2. Codependents. Sorry, we disagree, but not in the way you imply. I have never met an abused woman who was not codependent. I am not saying this to victimize the woman, but to empower her. Yes, abuse is a well kept secret. Yes, the last thing she needs is to be blamed. But, here is where we differ. You assume the codependent woman is to blame. I do not assign blame! I use the terminology as a place to begin to encourage the woman to listen to the self. Bit by bit, she is worn down. By the time she finds herself in a hurtful place, she has placed her partner's needs ahead of her own! My position is that the abused woman has a task: to listen to her inner voice, love herself, respect herself and not tolerate any behavior that is disrespectful - and to never, ever put anybody's needs ahead of her own. This is what the woman who throws the abuser out does.

Stop thinking Fault - Start thinking Responsibility! As for the shame, that comes with the territory. That was around before the "creep." Of course she "didn't know!" How could she? This lady has been trained to care for others!

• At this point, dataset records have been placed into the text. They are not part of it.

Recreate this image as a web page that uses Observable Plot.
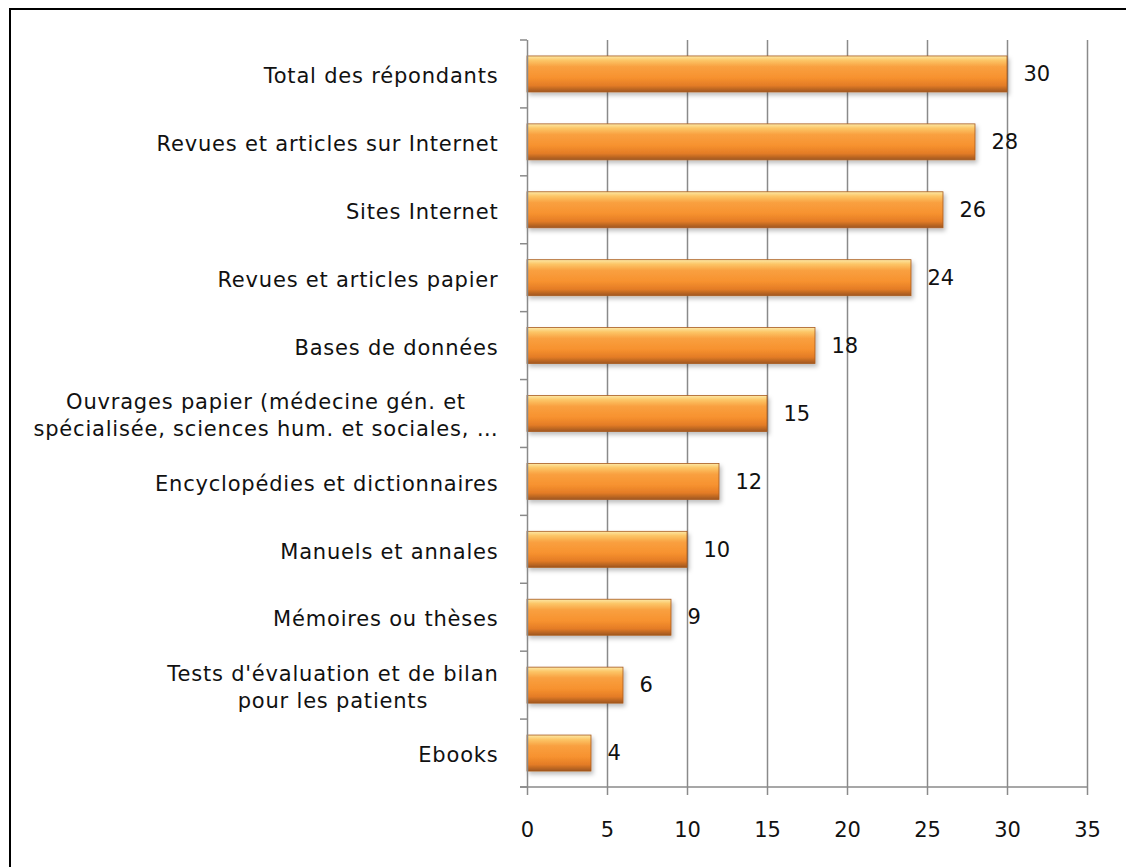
<!DOCTYPE html>
<html>
<head>
<meta charset="utf-8">
<script src="https://cdn.jsdelivr.net/npm/d3@7"></script>
<script src="https://cdn.jsdelivr.net/npm/@observablehq/plot@0.6"></script>
<style>
  html, body { margin: 0; padding: 0; background: #fff; overflow: hidden; }
  #wrap { position: relative; width: 1126px; height: 867px; overflow: hidden; }
  #frame { position: absolute; left: 9px; top: 8px; width: 1300px; height: 1000px; border: 2px solid #000; box-sizing: border-box; pointer-events: none; }
  #chart { position: absolute; left: 0; top: 0; }
  g[aria-label="y-axis tick label"] text { letter-spacing: 0.8px; }
</style>
</head>
<body>
<div id="wrap"><div id="chart"></div><div id="frame"></div></div>
<script>
const categories = [
  "Total des répondants",
  "Revues et articles sur Internet",
  "Sites Internet",
  "Revues et articles papier",
  "Bases de données",
  "Ouvrages papier (médecine gén. et\nspécialisée, sciences hum. et sociales, …",
  "Encyclopédies et dictionnaires",
  "Manuels et annales",
  "Mémoires ou thèses",
  "Tests d'évaluation et de bilan\npour les patients",
  "Ebooks"
];
const values = [30, 28, 26, 24, 18, 15, 12, 10, 9, 6, 4];
const xTicks = [0, 5, 10, 15, 20, 25, 30, 35];

const data = categories.map((c, i) => ({category: c, value: values[i]}));
const FONT = "'DejaVu Sans', Verdana, sans-serif";

const plot = Plot.plot({
  width: 1126,
  height: 867,
  marginLeft: 527,
  marginRight: 39,
  marginTop: 40,
  marginBottom: 80,
  style: {fontFamily: FONT, fontSize: "21px", color: "#111", background: "transparent"},
  x: {domain: [0, 35], ticks: xTicks},
  y: {domain: categories, paddingInner: 0.47, paddingOuter: 0.235, round: false, label: null},
  marks: [
    Plot.gridX(xTicks.slice(1), {stroke: "#8a8a8a", strokeOpacity: 1, strokeWidth: 1.5}),
    Plot.axisX({ticks: xTicks, tickSize: 8, tickPadding: 27, stroke: "#8a8a8a", strokeWidth: 1.5, label: null, tickFormat: d => String(d), fill: "#111", fontSize: 21}),
    Plot.axisY({tickSize: 0, tickPadding: 29, label: null, lineHeight: 1.3, fontSize: 21, fill: "#111"}),
    Plot.barX(data, {y: "category", x: "value", fill: "url(#barGrad)", stroke: "#a85a1e", strokeWidth: 0.8}),
    Plot.text(data, {y: "category", x: "value", text: d => String(d.value), textAnchor: "start", dx: 16, fontSize: 21, fill: "#111"}),
    Plot.ruleX([0], {stroke: "#8a8a8a", strokeWidth: 1.5})
  ]
});

document.getElementById("chart").appendChild(plot);
const svg = d3.select(plot);

// gradient + shadow defs
const defs = svg.insert("defs", ":first-child");
const g = defs.append("linearGradient").attr("id", "barGrad").attr("x1", 0).attr("y1", 0).attr("x2", 0).attr("y2", 1);
[["0%", "#fde9a6"], ["12%", "#fcc667"], ["30%", "#f9a040"], ["60%", "#f7922f"], ["82%", "#e47c26"], ["100%", "#9e561f"]]
  .forEach(([o, c]) => g.append("stop").attr("offset", o).attr("stop-color", c));
const f = defs.append("filter").attr("id", "shadow").attr("x", "-5%").attr("y", "-20%").attr("width", "115%").attr("height", "160%");
f.append("feDropShadow").attr("dx", 2).attr("dy", 3).attr("stdDeviation", 2).attr("flood-color", "#000").attr("flood-opacity", 0.25);
svg.selectAll("rect").filter(function() { return this.getAttribute("fill") === "url(#barGrad)" || (this.parentNode && this.parentNode.getAttribute("fill") === "url(#barGrad)"); })
  .attr("filter", "url(#shadow)");

// category tick marks at band boundaries, using the plot's y scale
const y = plot.scale("y");
const x = plot.scale("x");
const x0 = x.apply(0);
const step = y.step;
const bounds = categories.map(c => y.apply(c) - (step - y.bandwidth) / 2);
bounds.push(y.apply(categories[categories.length - 1]) + y.bandwidth + (step - y.bandwidth) / 2);
const tg = svg.append("g").attr("stroke", "#8a8a8a").attr("stroke-width", 1.5);
bounds.forEach(b => tg.append("line").attr("x1", x0 - 7).attr("x2", x0).attr("y1", b).attr("y2", b));
// bottom axis line
tg.append("line").attr("x1", x0 - 7).attr("x2", x.apply(35)).attr("y1", bounds[bounds.length - 1]).attr("y2", bounds[bounds.length - 1]);

// center multi-line category labels relative to each other
svg.selectAll("g[aria-label='y-axis tick label'] text").each(function() {
  const tspans = this.querySelectorAll("tspan");
  if (tspans.length < 2) return;
  let W = 0;
  tspans.forEach(t => { W = Math.max(W, t.getComputedTextLength()); });
  this.setAttribute("text-anchor", "middle");
  tspans.forEach(t => {
    const x0t = parseFloat(t.getAttribute("x") || 0);
    t.setAttribute("x", x0t - W / 2);
  });
});
</script>
</body>
</html>
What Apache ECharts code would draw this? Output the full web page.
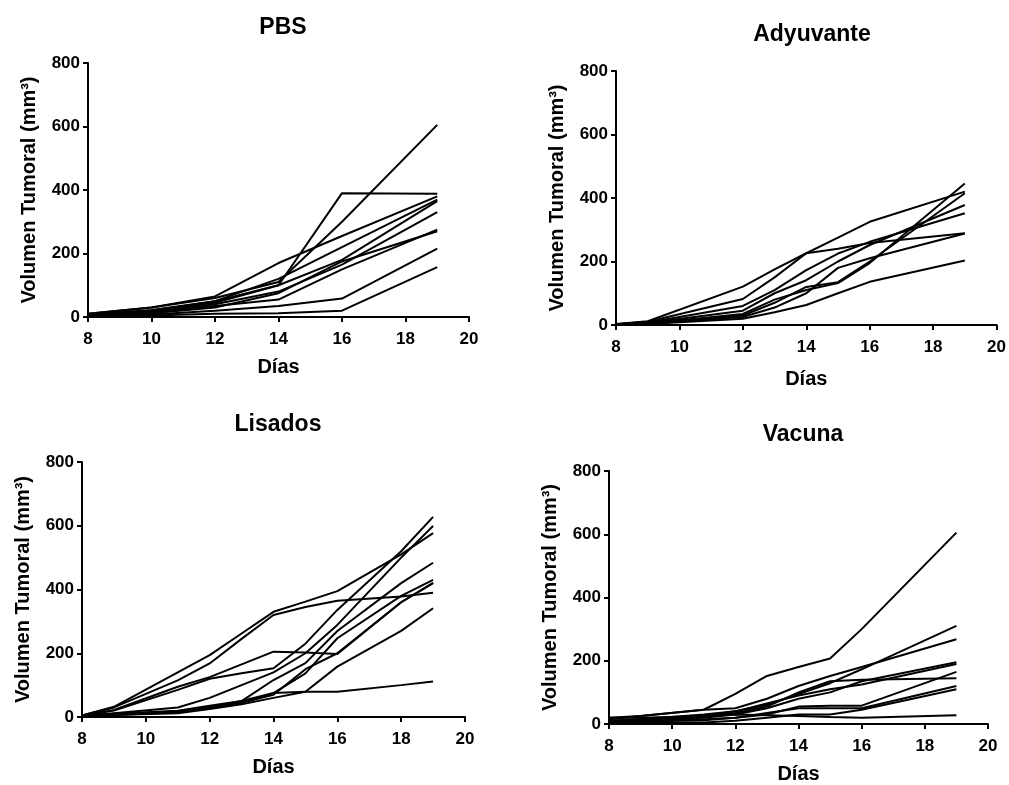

This does not make it her fault that she has ended up with an abusive person. Unfortunately, it is the giving, loving woman with the big heart that this type of man pursues. Of course, if she could make it stop, she would. And that is exactly what she does when she learns enough and gets enough support to say "No!" in taking responsibility for the self.

I agree with you that abuse is a well-kept secret! Too, too many therapists don't understand abuse and do double-victimize the woman, especially in couples therapy, when the man, who has come in his death-battle to control, fools the clinician. It saddens me to hear of stories like yours, especially since you saw a counselor who was unable to enlighten you or point you in the right direction. What is even sadder is that abuse is a very common problem! This in part is why I posted these pages: To educate and empower; certainly not to assign blame!